Washington, Sept 13 (V7N) – The Trump administration is planning to push for a major global shift in asylum policy at the United Nations later this month, proposing restrictions that would significantly narrow the right to seek asylum, according to internal State Department documents.
 
The planned event, set to coincide with the UN General Assembly, aims to reshape the international approach to asylum and migration to align with the administration’s restrictive stance. Under the proposed framework, asylum seekers would be required to claim protection in the first country they enter rather than a nation of their choice. Asylum would be temporary, and the host country would determine if conditions in the home country have improved enough for return, marking a substantial departure from existing practices in the U.S. and worldwide.
 
Trump’s administration has already implemented restrictive immigration policies domestically, including prioritizing entry for white South Africans and detaining undocumented immigrants. The UN initiative would extend this vision to a global platform, urging adoption by the international body that set the post-World War II legal framework for asylum rights.
 
Internal documents describe migration as “a defining challenge for the world in the 21st century” and assert that asylum is “routinely abused to enable economic migration.” Critics, including Mark Hetfield, president of refugee resettlement group HIAS, warned that the proposed changes would put vulnerable populations at severe risk. “Right now, if someone comes to the border of any country fleeing persecution based on race, religion, nationality, social group, or political opinion, they have the right to protection.
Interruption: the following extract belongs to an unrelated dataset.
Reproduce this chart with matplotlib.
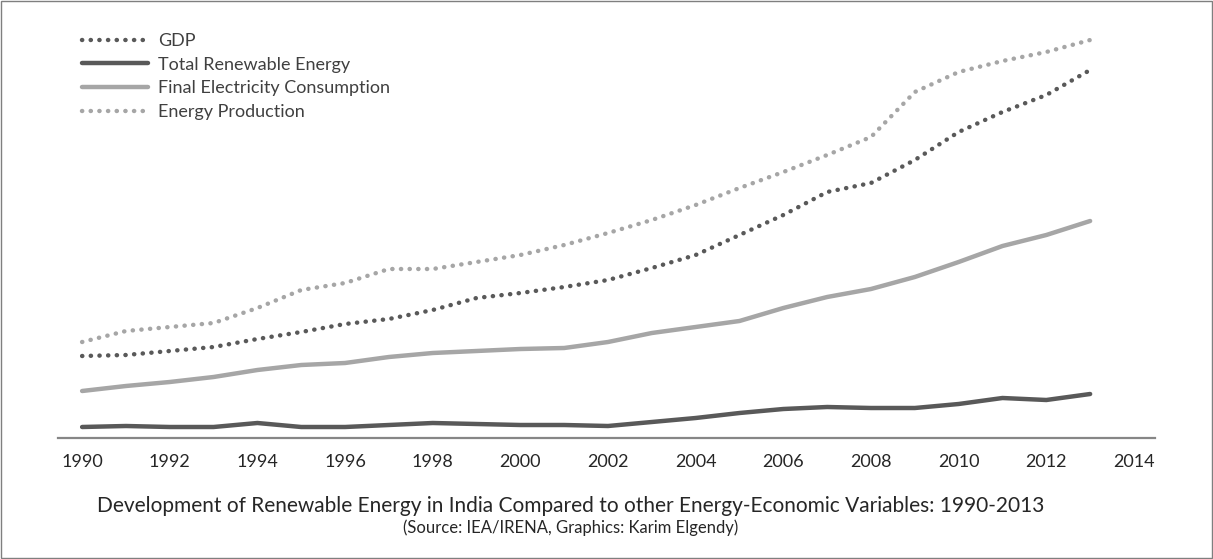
import numpy as np
import matplotlib
matplotlib.use("Agg")
import matplotlib.pyplot as plt
from matplotlib.patches import Rectangle

plt.rcParams['font.family'] = ['Lato', 'DejaVu Sans']

years = list(range(1990, 2014))

# index values (no y scale shown)
gdp = [82, 83, 87, 91, 99, 106, 114, 119, 128, 140, 145, 151, 158, 170, 183, 203,
       223, 246, 255, 278, 306, 326, 343, 368]
renewable = [11, 12, 11, 11, 15, 11, 11, 13, 15, 14, 13, 13, 12, 16, 20, 25,
             29, 31, 30, 30, 34, 40, 38, 44]
electricity = [47, 52, 56, 61, 68, 73, 75, 81, 85, 87, 89, 90, 96, 105, 111, 117,
               130, 141, 149, 161, 176, 192, 203, 217]
energy_prod = [96, 107, 111, 115, 130, 148, 155, 169, 169, 176, 183, 193, 205, 218, 233, 250,
               266, 283, 301, 346, 366, 377, 386, 398]

tick_years = list(range(1990, 2015, 2))

dark = '#595959'
light = '#a6a6a6'

fig = plt.figure(figsize=(12.13, 5.59), dpi=100)
ax = fig.add_axes([58 / 1213, 1 - 438 / 559, 1097 / 1213, 408 / 559])

dots = (0, (0.05, 1.9))
ax.plot(years, gdp, color=dark, lw=3.2, linestyle=dots, dash_capstyle='round', label='GDP')
ax.plot(years, renewable, color=dark, lw=3.2, solid_capstyle='round', label='Total Renewable Energy')
ax.plot(years, electricity, color=light, lw=3.2, solid_capstyle='round', label='Final Electricity Consumption')
ax.plot(years, energy_prod, color=light, lw=3.2, linestyle=dots, dash_capstyle='round', label='Energy Production')

ax.set_xlim(1989.45, 2014.48)
ax.set_ylim(0, 408)
ax.set_xticks(tick_years)
ax.set_xticklabels([str(y) for y in tick_years], fontsize=13, color='#262626')
ax.tick_params(axis='x', length=0, pad=11.5)
ax.set_yticks([])
for s in ['top', 'right', 'left']:
    ax.spines[s].set_visible(False)
ax.spines['bottom'].set_color('#868686')
ax.spines['bottom'].set_linewidth(1.6)

leg = ax.legend(loc='upper left', bbox_to_anchor=(0.022, 0.993), frameon=False, fontsize=13,
                handlelength=3.65, handletextpad=0.55, labelspacing=0.43, borderpad=0, borderaxespad=0)
for t in leg.get_texts():
    t.set_color('#404040')

fig.text(571 / 1213, 1 - 506 / 559, 'Development of Renewable Energy in India Compared to other Energy-Economic Variables: 1990-2013',
         ha='center', va='center', fontsize=15, color='#262626')
fig.text(571 / 1213, 1 - 528 / 559, '(Source: IEA/IRENA, Graphics: Karim Elgendy)',
         ha='center', va='center', fontsize=12, color='#262626')

fig.patches.append(Rectangle((0.0008, 0.001), 0.9984, 0.997, transform=fig.transFigure,
                             fill=False, edgecolor='#7f7f7f', lw=1.0))

fig.savefig('out.png', dpi=100)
If it changes, we risk returning to conditions similar to those during the Holocaust,” Hetfield said.
 
Deputy Secretary of State Christopher Landau is scheduled to lead the side event. In a Senate confirmation hearing, Andrew Veprek, Trump’s nominee for the State Department’s refugee division, emphasized that the current post-World War II asylum framework is outdated and must be reshaped to address modern migration challenges.
 
Adoption of the plan would constitute a significant shift in global migration governance, altering agreements established in 1951 and 1967 that guarantee protection for those fleeing persecution. While the U.S. cannot unilaterally dismantle these accords, the administration intends to build a new framework focused on migration diplomacy and disaster response, with a controversial priority on resettling white South Africans, according to internal State Department notes.